Comparison with other opportunities
Against First Solar, T1's attractiveness is clearly insufficient. First Solar has already proven it can make money in the U.S. market with differentiated technology, a net-cash balance sheet, and real profitability; T1 is still at the "maybe it can" stage. Against Canadian Solar/JinkoSolar, T1's scale and global-sourcing advantages are weaker, yet it carries a not-low expected valuation. Against the S&P 500 or high-grade bonds/Treasuries, T1's risk is clearly higher, while its future cash-flow visibility is not enough for me to be sure it will deliver commensurate risk compensation. If your opportunity set also includes mature high-ROIC companies, broad-based indices, or fixed-income instruments with visible yields, T1 does not currently look like it "must take priority for capital."
Investment checklist and final verdict
| Checklist item | Conclusion |
|---|---|
| Can I understand this business? | Pass |
| Does it have stable long-term demand? | Pass |
| Does it have a durable moat? | Fail |
| Does it have pricing power? | Fail |
| Can it generate stable free cash flow? | Fail |
| Is its return on capital excellent? | Fail |
| Is management trustworthy? | Uncertain |
| Is capital allocation rational? | Uncertain |
| Is the balance sheet sound? | Fail |
| Is the valuation below intrinsic value? | Uncertain, leaning fail |
| Is the margin of safety sufficient? | Fail |
| Would long-term holding let me sleep well? | Fail |
| Which key facts would make me sell/not buy? | 45X eligibility impaired, G2 financing/startup misfires, related-party sales fail to decline for a long time, internal-control weaknesses persist |
| Am I only drawn in by the price and the narrative? | High vigilance needed |
【Final Rating】 Watch
【One-Sentence Investment Thesis】 T1 Energy represents an imaginative U.S.-based solar manufacturing platform, but today it still looks more like "a policy-and-expansion option with unproven cash flow" than a mature, quality business that long-term value investors can comfortably hold for the long run.
【Core Bull Case】
Long-term demand for U.S. utility-scale solar is still growing, and domestic manufacturing holds a strategic position.
G1_Dallas is already in volume production with real sales, and the Q1 2026 gross margin improved over 2025.
If the 45X credit keeps delivering, it can meaningfully improve unit economics and financing capacity.
If G2_Austin starts up smoothly, vertical integration could improve cost and domestic-content value.
【Core Bear Case】
A single related-party customer contributed nearly all of Q1 2026 revenue; true independent competitiveness is unproven.
Free cash flow is unstable, expansion still requires substantial financing, and dilution risk is high.

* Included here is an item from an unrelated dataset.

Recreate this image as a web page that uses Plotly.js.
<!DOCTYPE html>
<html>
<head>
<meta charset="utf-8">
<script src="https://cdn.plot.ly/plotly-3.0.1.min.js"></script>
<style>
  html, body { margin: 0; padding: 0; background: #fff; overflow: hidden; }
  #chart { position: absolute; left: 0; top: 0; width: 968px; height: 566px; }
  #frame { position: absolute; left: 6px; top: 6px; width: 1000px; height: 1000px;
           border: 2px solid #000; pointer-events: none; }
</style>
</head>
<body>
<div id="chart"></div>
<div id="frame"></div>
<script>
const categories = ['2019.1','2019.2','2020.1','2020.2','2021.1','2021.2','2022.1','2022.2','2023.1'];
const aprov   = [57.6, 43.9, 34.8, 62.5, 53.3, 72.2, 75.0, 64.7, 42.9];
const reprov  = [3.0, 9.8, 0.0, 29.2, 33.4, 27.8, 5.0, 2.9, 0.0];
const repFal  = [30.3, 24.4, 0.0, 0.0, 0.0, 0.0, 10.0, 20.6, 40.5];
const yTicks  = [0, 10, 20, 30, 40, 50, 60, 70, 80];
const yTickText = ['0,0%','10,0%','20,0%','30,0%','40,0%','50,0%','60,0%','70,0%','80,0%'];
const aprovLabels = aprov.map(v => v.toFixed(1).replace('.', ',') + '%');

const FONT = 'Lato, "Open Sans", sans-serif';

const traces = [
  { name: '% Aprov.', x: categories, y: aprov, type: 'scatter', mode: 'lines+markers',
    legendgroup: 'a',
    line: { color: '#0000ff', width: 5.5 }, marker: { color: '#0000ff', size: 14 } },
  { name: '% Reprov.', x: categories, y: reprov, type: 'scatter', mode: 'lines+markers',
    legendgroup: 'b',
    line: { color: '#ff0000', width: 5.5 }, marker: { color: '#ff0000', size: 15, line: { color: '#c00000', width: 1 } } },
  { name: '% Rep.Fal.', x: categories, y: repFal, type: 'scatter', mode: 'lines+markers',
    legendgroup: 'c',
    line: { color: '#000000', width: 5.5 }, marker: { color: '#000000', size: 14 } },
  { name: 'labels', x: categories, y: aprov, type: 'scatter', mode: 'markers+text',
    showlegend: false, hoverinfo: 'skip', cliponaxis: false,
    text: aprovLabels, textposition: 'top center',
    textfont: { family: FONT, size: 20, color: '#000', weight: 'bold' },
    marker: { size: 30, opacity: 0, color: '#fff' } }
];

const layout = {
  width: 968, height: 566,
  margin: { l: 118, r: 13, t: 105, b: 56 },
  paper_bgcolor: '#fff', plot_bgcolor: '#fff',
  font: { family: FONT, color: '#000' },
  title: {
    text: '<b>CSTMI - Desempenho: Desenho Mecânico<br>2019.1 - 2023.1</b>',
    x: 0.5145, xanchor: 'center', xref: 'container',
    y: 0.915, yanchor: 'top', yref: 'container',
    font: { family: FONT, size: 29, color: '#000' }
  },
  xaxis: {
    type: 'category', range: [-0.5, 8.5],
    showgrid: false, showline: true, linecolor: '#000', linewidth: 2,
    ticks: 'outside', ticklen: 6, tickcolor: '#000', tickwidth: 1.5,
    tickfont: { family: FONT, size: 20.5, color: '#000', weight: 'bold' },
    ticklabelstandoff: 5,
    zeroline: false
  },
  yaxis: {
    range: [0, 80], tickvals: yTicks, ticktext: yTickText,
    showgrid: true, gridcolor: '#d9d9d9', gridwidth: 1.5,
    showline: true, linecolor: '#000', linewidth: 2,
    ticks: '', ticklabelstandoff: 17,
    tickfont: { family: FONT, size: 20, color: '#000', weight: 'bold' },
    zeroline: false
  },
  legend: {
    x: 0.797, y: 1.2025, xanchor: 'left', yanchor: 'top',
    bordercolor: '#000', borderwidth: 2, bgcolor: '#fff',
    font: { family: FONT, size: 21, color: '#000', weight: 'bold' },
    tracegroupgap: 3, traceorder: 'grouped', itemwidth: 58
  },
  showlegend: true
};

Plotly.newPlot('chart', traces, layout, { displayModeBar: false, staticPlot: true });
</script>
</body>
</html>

Material weaknesses in internal controls have not been fully remediated and have already caused material misstatements.
Tangible-asset protection for common stock is very thin, with an inadequate cushion.
The module manufacturing industry is fiercely competitive and heavily policy-dependent, with a weak moat.
【Key Assumptions】
45X and FEOC/PFE compliance can keep being satisfied;
G2 phase one can proceed on budget and on schedule;
the company can gradually reduce its sales and procurement dependence on the Trina system;
U.S. domestic modules/cells can secure sufficient price and financing advantages.

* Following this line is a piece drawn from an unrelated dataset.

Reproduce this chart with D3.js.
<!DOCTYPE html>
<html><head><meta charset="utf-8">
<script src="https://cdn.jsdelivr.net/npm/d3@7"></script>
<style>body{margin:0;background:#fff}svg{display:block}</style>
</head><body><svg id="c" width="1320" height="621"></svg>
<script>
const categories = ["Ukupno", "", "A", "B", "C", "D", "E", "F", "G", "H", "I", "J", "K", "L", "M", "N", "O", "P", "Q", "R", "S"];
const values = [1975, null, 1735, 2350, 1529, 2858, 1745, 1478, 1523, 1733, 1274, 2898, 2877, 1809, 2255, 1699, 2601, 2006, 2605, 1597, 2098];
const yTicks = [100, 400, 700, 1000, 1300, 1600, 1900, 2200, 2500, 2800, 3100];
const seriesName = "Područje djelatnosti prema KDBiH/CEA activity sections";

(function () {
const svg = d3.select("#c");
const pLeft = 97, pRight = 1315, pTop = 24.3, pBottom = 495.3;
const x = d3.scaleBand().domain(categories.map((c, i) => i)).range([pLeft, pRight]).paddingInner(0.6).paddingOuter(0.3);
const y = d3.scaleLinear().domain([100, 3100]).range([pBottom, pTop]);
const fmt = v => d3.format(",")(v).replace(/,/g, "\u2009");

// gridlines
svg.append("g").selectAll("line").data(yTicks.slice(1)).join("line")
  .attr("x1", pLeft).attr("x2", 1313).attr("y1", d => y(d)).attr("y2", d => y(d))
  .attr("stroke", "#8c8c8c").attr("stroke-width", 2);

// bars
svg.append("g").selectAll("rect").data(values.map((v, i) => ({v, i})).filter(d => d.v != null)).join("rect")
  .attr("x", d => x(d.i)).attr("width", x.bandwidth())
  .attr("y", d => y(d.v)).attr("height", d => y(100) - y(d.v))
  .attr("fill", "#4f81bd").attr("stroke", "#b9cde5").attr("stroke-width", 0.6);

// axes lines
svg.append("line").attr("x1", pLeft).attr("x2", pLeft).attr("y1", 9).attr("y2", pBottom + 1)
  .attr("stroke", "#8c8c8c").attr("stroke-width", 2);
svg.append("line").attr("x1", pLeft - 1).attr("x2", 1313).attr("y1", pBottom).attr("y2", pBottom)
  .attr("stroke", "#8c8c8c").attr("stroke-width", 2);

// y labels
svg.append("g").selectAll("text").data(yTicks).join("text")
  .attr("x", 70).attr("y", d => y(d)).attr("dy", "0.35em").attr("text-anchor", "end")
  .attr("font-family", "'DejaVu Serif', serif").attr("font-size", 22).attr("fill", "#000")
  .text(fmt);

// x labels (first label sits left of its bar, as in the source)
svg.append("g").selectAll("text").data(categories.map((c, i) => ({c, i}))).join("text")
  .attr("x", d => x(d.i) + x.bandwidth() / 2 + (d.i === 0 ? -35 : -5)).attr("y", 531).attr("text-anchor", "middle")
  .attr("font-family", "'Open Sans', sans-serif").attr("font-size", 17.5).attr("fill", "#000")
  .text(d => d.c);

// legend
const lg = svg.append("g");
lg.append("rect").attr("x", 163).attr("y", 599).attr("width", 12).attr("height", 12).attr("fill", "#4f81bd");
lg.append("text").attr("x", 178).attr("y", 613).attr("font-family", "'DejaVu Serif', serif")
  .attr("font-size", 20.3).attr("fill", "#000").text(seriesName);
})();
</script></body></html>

【Fair Buy Price】 I would rather begin serious study/staged observational position-building in the $3.0-$4.5/share range; this leaves a fuller buffer for error against unproven owner earnings, policy risk, and potential dilution. At the current $6.88/share, I do not think there is enough comfort.
【Target Holding Period】 Only after the business model is further validated would a 5-10 year hold be appropriate to discuss; buying today is more like a high-uncertainty bet on capacity and policy delivery over the next 2-3 years than a typical long-term value hold.

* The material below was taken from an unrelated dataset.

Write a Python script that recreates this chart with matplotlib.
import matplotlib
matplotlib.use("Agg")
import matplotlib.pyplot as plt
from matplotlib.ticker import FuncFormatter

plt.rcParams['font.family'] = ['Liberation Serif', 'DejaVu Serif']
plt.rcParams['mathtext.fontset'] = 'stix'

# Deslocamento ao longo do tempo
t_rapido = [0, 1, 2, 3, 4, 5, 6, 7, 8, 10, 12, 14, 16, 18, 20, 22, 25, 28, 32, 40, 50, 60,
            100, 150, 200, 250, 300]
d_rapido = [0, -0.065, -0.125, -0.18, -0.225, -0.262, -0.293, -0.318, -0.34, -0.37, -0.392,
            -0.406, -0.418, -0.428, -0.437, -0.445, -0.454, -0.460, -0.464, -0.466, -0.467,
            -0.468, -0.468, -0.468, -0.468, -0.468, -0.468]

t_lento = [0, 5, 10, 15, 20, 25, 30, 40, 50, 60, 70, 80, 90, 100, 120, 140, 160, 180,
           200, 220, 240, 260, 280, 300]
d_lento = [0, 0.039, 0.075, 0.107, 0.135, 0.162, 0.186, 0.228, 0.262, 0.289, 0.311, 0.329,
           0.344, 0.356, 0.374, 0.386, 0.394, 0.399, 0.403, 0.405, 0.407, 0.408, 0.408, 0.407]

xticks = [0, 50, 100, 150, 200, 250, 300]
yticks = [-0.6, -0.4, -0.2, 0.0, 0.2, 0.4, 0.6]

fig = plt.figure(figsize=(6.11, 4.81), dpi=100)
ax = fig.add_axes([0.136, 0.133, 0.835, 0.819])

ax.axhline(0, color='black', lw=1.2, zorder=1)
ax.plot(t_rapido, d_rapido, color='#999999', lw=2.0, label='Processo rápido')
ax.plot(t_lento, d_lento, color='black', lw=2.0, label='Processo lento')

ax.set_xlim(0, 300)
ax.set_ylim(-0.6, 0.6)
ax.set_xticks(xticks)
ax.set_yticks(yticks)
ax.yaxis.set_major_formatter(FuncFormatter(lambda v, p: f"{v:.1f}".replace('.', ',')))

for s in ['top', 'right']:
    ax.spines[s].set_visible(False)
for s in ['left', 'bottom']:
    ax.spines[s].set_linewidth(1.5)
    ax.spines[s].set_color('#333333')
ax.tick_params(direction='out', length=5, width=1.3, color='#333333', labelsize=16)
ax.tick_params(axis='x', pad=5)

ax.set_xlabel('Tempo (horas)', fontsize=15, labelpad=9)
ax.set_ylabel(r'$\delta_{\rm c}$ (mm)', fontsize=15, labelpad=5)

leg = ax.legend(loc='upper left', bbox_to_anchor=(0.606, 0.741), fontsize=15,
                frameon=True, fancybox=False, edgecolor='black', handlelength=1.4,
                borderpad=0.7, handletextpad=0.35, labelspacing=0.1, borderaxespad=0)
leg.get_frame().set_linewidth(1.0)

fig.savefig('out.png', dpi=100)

【Expected Annualized Return】
Conservative scenario: -6% to -2%
Neutral scenario: 0% to 6%
Optimistic scenario: 8% to 12% These return assumptions already embed G2 progress, sustained 45X, and some independent-customer development; if these conditions do not hold, the outcome will be worse.
【Maximum Loss Risk】 In the worst case, common stock carries a 70%-100% capital-loss risk. The reason is not simple volatility, but: impaired policy eligibility, expansion failure, loss of the related-party customer, refinancing dilution, and tangible net worth insufficient to protect common stock.
【Tracking Metrics】 Going forward I will keep tracking the following:
Non-related-party revenue share
G1 module shipments, ASP, and gross margin
Operating cash flow and free cash flow
45X generation, sale discount, and collection speed
G2_Austin CAPEX progress and financing structure
Changes in receivables, inventory, prepayments, and deferred revenue
Share dilution and new convertibles/preferred stock/warrants
Remediation progress on the material weaknesses in internal controls
The amount and share of Trina-related transactions
Any new rule changes related to FEOC/PFE/OBBBA.
【Signals That Trigger Re-Evaluation】
45X eligibility or monetization is meaningfully impaired;
G2 phase one runs significantly over budget, is delayed, or carries financing costs that are too high;
the non-related-party business takes too long to get going;
gross margin slips back and cannot be offset by expense control;
internal-control/accounting problems recur;
sustained high-intensity equity financing just to keep operations going.
【Final Recommendation】 If your style is truly to make 10-year-plus decisions "like acquiring a business," then I would put T1 Energy on the high-priority watch list, but would not rush in at the current price and current degree of validation. Wait for three things first: customer de-concentration, free-cash-flow stabilization, and clarity on expansion financing. A truly good long-term investment is not bought when the story is hottest, but when business quality and price stand on your side at the same time. T1 today is still forming on quality, while its price is no longer exactly cheap.
This report is based on public information and does not constitute investment advice. Markets carry risk; invest with caution.